[Your instructions]: Your task is to return, exactly, the run of lines starting at the line holding "Output the web" and ending at the line holding "[83.1,25.0],[87.3,27.5],[90.6,26.6],[93.9,25.4]];", both ends included and no other lines.
---------- Data to process ----------
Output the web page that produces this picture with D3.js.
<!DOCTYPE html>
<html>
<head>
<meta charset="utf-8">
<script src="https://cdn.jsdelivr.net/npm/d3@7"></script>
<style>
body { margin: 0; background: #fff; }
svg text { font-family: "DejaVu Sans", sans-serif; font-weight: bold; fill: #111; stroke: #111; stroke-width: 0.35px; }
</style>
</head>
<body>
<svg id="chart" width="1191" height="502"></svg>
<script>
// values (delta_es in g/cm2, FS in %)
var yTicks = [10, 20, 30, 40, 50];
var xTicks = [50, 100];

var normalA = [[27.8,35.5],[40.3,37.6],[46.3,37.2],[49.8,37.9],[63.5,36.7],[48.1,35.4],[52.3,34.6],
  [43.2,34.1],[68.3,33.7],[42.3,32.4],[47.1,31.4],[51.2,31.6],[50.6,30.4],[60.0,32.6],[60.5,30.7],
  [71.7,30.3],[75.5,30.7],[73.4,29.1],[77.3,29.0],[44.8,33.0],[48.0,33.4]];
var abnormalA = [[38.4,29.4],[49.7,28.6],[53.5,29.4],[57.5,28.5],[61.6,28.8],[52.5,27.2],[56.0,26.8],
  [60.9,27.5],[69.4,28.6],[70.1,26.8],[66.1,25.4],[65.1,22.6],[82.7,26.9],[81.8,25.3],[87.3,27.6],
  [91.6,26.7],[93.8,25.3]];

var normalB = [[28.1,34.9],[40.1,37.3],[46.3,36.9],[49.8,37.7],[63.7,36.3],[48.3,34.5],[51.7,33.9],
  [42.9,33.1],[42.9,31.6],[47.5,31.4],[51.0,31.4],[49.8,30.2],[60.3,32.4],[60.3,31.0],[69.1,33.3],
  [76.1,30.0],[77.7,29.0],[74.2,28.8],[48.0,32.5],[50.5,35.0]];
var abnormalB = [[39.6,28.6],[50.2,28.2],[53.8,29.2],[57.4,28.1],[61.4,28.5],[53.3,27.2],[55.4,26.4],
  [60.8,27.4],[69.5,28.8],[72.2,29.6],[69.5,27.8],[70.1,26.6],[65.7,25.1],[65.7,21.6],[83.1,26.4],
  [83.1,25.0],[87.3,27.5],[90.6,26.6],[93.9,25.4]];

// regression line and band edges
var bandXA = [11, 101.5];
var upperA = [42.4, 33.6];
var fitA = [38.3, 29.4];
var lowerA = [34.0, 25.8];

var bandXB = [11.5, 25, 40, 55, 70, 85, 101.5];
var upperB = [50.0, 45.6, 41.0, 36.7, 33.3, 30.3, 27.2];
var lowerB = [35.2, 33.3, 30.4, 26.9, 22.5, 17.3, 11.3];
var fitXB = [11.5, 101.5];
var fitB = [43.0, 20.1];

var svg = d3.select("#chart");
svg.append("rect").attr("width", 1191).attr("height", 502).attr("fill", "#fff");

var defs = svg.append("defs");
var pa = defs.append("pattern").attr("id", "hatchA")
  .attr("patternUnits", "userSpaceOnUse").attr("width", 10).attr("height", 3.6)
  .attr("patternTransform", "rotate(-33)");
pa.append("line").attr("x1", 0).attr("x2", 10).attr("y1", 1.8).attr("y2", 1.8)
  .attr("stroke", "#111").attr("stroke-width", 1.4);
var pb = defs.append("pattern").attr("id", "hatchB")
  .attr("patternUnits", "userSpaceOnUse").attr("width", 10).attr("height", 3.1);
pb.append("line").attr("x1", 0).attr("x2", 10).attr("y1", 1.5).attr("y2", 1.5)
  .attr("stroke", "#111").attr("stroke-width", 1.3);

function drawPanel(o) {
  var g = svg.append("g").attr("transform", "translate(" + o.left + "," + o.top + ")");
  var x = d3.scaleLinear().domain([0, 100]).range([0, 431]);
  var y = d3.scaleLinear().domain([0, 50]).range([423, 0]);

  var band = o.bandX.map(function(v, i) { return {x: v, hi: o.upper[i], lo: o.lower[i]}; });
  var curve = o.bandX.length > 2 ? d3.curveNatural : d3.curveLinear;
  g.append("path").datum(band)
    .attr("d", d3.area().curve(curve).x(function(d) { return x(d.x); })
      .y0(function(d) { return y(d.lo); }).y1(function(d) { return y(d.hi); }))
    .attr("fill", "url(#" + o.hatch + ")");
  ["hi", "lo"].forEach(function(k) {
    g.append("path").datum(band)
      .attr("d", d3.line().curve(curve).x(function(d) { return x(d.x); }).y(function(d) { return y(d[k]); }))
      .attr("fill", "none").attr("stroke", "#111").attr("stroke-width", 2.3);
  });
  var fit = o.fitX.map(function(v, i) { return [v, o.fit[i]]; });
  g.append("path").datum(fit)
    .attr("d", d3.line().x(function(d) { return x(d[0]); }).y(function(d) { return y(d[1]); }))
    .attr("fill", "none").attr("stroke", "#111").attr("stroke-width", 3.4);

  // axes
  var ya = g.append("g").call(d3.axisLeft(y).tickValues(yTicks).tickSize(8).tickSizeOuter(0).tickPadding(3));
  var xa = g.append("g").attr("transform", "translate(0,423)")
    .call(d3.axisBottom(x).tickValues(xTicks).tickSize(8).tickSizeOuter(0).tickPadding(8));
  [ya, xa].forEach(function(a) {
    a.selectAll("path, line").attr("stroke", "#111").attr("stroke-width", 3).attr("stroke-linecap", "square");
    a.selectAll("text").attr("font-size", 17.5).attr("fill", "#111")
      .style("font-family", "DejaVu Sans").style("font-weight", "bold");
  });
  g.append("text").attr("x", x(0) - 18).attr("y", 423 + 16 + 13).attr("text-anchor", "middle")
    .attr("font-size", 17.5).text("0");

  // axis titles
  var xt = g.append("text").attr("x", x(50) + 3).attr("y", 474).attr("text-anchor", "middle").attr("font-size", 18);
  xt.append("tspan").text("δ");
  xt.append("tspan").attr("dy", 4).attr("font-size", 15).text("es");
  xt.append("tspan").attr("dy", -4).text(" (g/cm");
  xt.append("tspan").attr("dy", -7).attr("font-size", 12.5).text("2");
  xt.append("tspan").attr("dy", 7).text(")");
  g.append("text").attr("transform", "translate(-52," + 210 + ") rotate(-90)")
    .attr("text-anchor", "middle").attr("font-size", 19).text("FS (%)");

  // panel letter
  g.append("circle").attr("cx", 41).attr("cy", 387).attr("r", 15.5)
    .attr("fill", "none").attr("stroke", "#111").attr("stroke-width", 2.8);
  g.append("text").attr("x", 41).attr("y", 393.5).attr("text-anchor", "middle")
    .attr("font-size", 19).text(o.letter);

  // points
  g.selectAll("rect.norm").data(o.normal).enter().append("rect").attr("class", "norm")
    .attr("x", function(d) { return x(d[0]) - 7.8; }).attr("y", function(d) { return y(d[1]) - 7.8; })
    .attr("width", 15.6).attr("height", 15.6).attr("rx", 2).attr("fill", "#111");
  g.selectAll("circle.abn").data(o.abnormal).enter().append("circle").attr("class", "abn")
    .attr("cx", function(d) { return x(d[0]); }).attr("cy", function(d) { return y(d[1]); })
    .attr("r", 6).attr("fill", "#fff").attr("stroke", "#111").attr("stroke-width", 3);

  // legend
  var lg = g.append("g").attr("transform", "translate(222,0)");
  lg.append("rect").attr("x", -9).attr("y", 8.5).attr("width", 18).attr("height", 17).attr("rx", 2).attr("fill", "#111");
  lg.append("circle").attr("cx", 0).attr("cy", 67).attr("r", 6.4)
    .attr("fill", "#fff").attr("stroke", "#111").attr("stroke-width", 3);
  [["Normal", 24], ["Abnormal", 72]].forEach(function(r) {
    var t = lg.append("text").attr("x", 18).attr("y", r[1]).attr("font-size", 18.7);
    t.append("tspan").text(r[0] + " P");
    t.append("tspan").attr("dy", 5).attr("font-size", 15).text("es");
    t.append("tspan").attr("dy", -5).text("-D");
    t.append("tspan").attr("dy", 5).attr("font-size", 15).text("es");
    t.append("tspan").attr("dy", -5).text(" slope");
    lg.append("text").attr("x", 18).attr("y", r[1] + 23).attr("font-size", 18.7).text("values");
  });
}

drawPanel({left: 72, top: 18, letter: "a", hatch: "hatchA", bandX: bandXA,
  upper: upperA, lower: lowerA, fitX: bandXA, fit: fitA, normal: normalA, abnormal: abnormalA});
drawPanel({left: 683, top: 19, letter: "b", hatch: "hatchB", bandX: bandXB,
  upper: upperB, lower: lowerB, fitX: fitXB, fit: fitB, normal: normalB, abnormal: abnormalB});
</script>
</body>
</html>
----------
---------- Data to process ----------
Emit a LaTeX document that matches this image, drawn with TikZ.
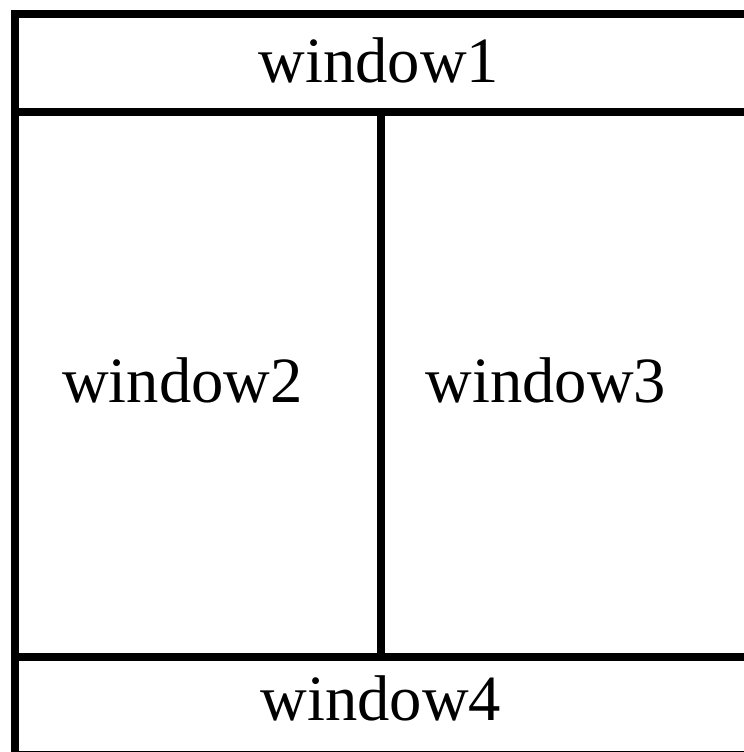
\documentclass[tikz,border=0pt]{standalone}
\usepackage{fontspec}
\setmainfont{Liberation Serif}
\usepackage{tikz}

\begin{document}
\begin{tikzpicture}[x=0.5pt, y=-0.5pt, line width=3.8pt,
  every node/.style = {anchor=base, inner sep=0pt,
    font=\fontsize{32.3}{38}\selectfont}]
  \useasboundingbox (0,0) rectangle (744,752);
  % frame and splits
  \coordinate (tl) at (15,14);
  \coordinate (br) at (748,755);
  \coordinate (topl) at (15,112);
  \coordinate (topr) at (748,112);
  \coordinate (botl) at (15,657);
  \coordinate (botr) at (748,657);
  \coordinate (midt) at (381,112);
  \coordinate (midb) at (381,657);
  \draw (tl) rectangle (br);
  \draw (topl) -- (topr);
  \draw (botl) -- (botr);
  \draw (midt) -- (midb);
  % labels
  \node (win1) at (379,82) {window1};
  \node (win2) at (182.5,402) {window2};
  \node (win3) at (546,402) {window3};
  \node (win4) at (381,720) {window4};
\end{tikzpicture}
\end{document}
----------
[Full answer]:
Output the web page that produces this picture with D3.js.
<!DOCTYPE html>
<html>
<head>
<meta charset="utf-8">
<script src="https://cdn.jsdelivr.net/npm/d3@7"></script>
<style>
body { margin: 0; background: #fff; }
svg text { font-family: "DejaVu Sans", sans-serif; font-weight: bold; fill: #111; stroke: #111; stroke-width: 0.35px; }
</style>
</head>
<body>
<svg id="chart" width="1191" height="502"></svg>
<script>
// values (delta_es in g/cm2, FS in %)
var yTicks = [10, 20, 30, 40, 50];
var xTicks = [50, 100];

var normalA = [[27.8,35.5],[40.3,37.6],[46.3,37.2],[49.8,37.9],[63.5,36.7],[48.1,35.4],[52.3,34.6],
  [43.2,34.1],[68.3,33.7],[42.3,32.4],[47.1,31.4],[51.2,31.6],[50.6,30.4],[60.0,32.6],[60.5,30.7],
  [71.7,30.3],[75.5,30.7],[73.4,29.1],[77.3,29.0],[44.8,33.0],[48.0,33.4]];
var abnormalA = [[38.4,29.4],[49.7,28.6],[53.5,29.4],[57.5,28.5],[61.6,28.8],[52.5,27.2],[56.0,26.8],
  [60.9,27.5],[69.4,28.6],[70.1,26.8],[66.1,25.4],[65.1,22.6],[82.7,26.9],[81.8,25.3],[87.3,27.6],
  [91.6,26.7],[93.8,25.3]];

var normalB = [[28.1,34.9],[40.1,37.3],[46.3,36.9],[49.8,37.7],[63.7,36.3],[48.3,34.5],[51.7,33.9],
  [42.9,33.1],[42.9,31.6],[47.5,31.4],[51.0,31.4],[49.8,30.2],[60.3,32.4],[60.3,31.0],[69.1,33.3],
  [76.1,30.0],[77.7,29.0],[74.2,28.8],[48.0,32.5],[50.5,35.0]];
var abnormalB = [[39.6,28.6],[50.2,28.2],[53.8,29.2],[57.4,28.1],[61.4,28.5],[53.3,27.2],[55.4,26.4],
  [60.8,27.4],[69.5,28.8],[72.2,29.6],[69.5,27.8],[70.1,26.6],[65.7,25.1],[65.7,21.6],[83.1,26.4],
  [83.1,25.0],[87.3,27.5],[90.6,26.6],[93.9,25.4]];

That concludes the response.